CHICAGO — Here’s how Wyle E. Coyote would have solved this problem. Wyle E. Coyote would have merely built another giant magnet, 800 miles to the west, hit the “on” switch and waited.
But we can’t all be Wyle E.
And so this giant 600-ton 50-ft-in-diameter magnet takes the long way around.
First it will be trucked from the Brookhaven National Laboratory in New York to a barge and then floated down the coast, around Florida and up the Mississippi to northern Illinois where it will be transferred to a special truck for transfer to Chicago.
The state’s highway and toll booths were measured last year to ensure the contraption would fit and it does, but just.
There’s four inches clearance at the tool booths.
And it will be driven at night, to avoid delays.
The machine is part of something called a gyromagnetic processor (you’re like “that much I knew”) located at the Fermi National Accelerator Laboratory in the suburbs of Chicago.
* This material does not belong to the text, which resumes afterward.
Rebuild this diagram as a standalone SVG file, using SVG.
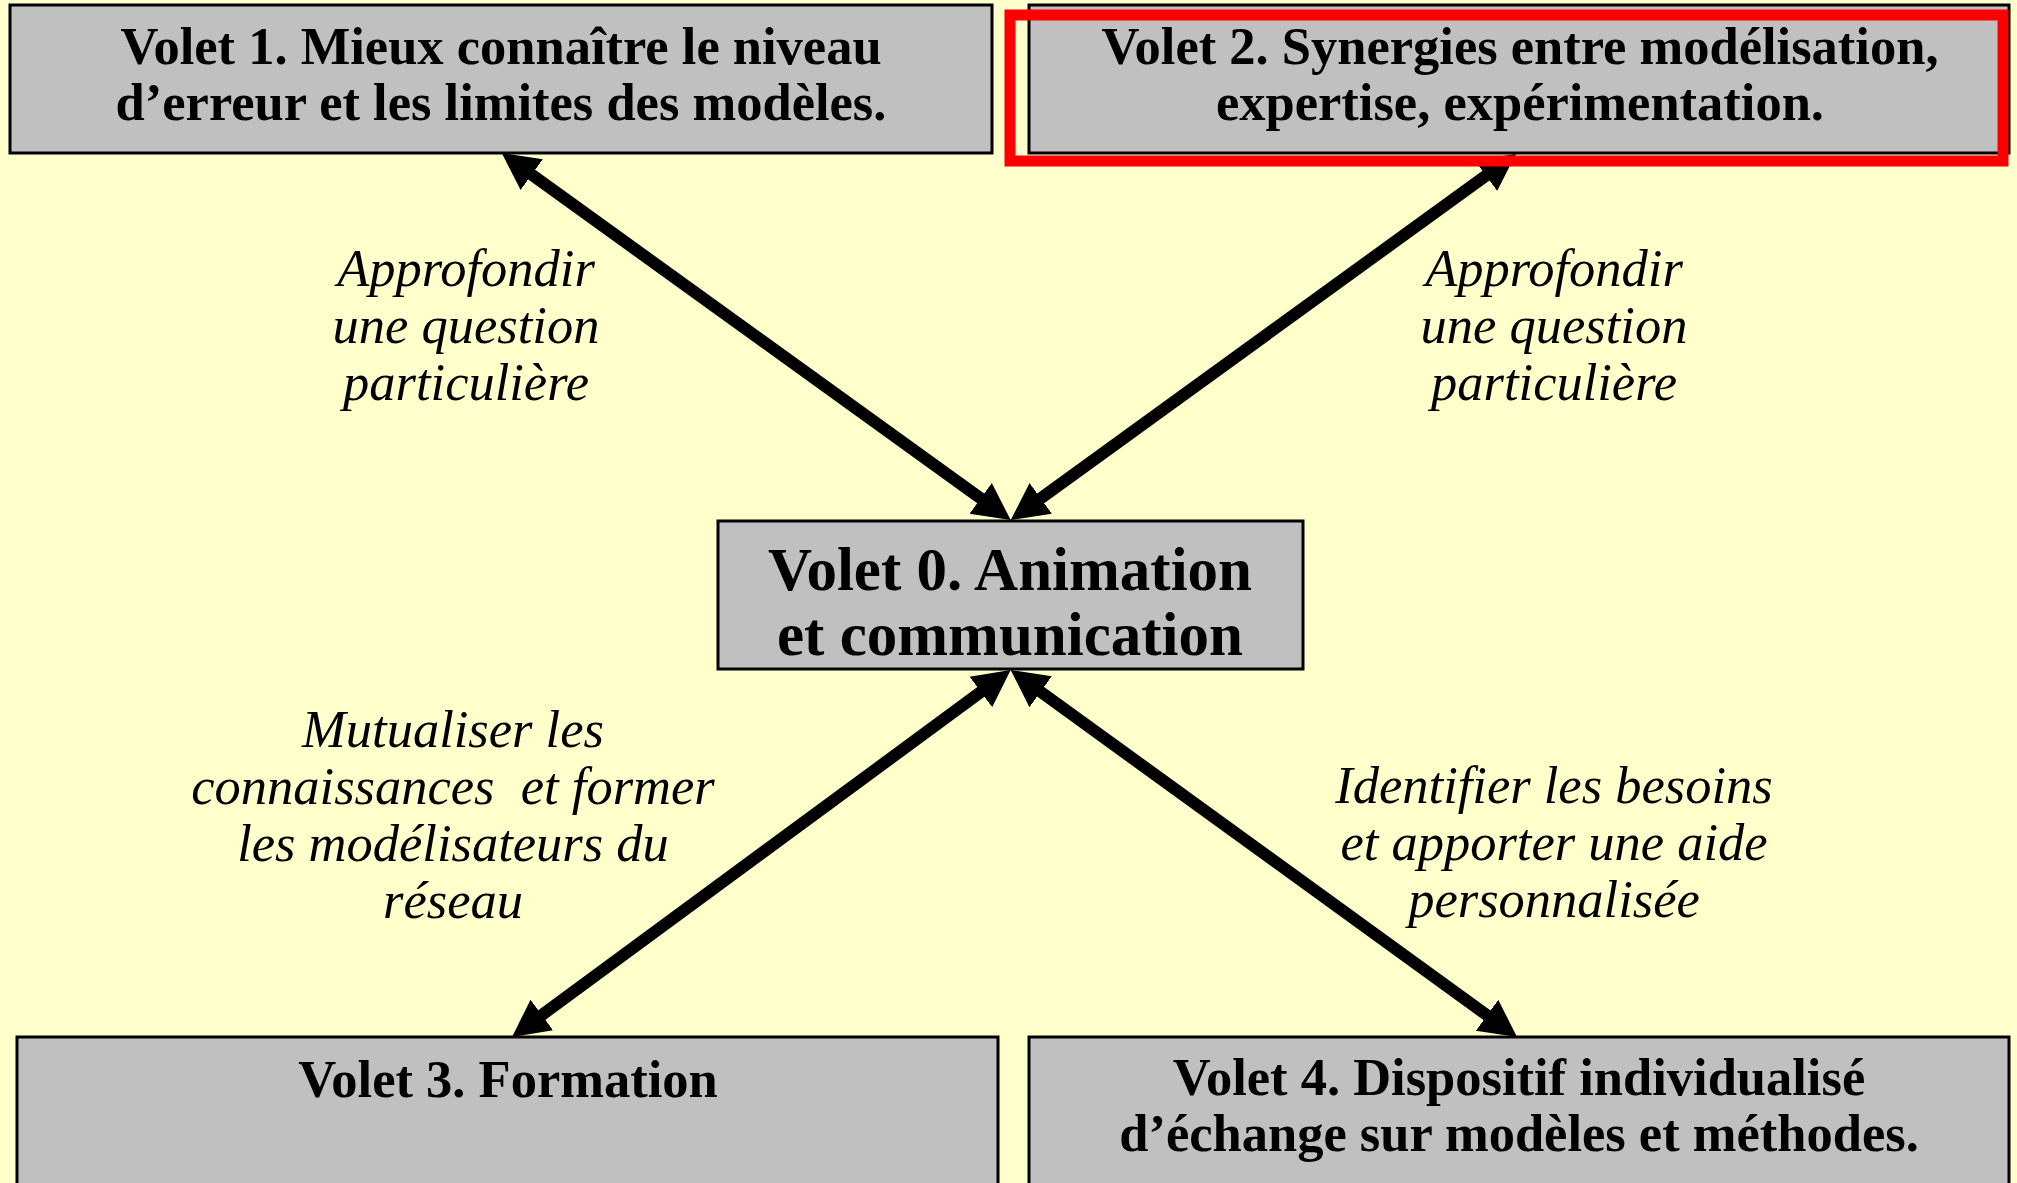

And the trip will test the stability of the trucks and the barge because it cannot tilt or twist much more than a few degrees, or the wiring will get messed up.
The unit is actually called a Muon g-2 storage ring. (Google it yourself.) And it has to remain flat so no undue pressure is put on the superconducting cables inside.
And once there, the particles inside (muons), which only last for 2.2 millionths of a second, will help scientists learn more about how the universe works.
Meantime, we at TodaysTrucking.com maintain that the really big questions will continue to elude us, questions such as, “Didn’t every cartoon watcher in the whole galaxy hope that one of these days, Wyle E. would catch and slaughter that dweeby bird?”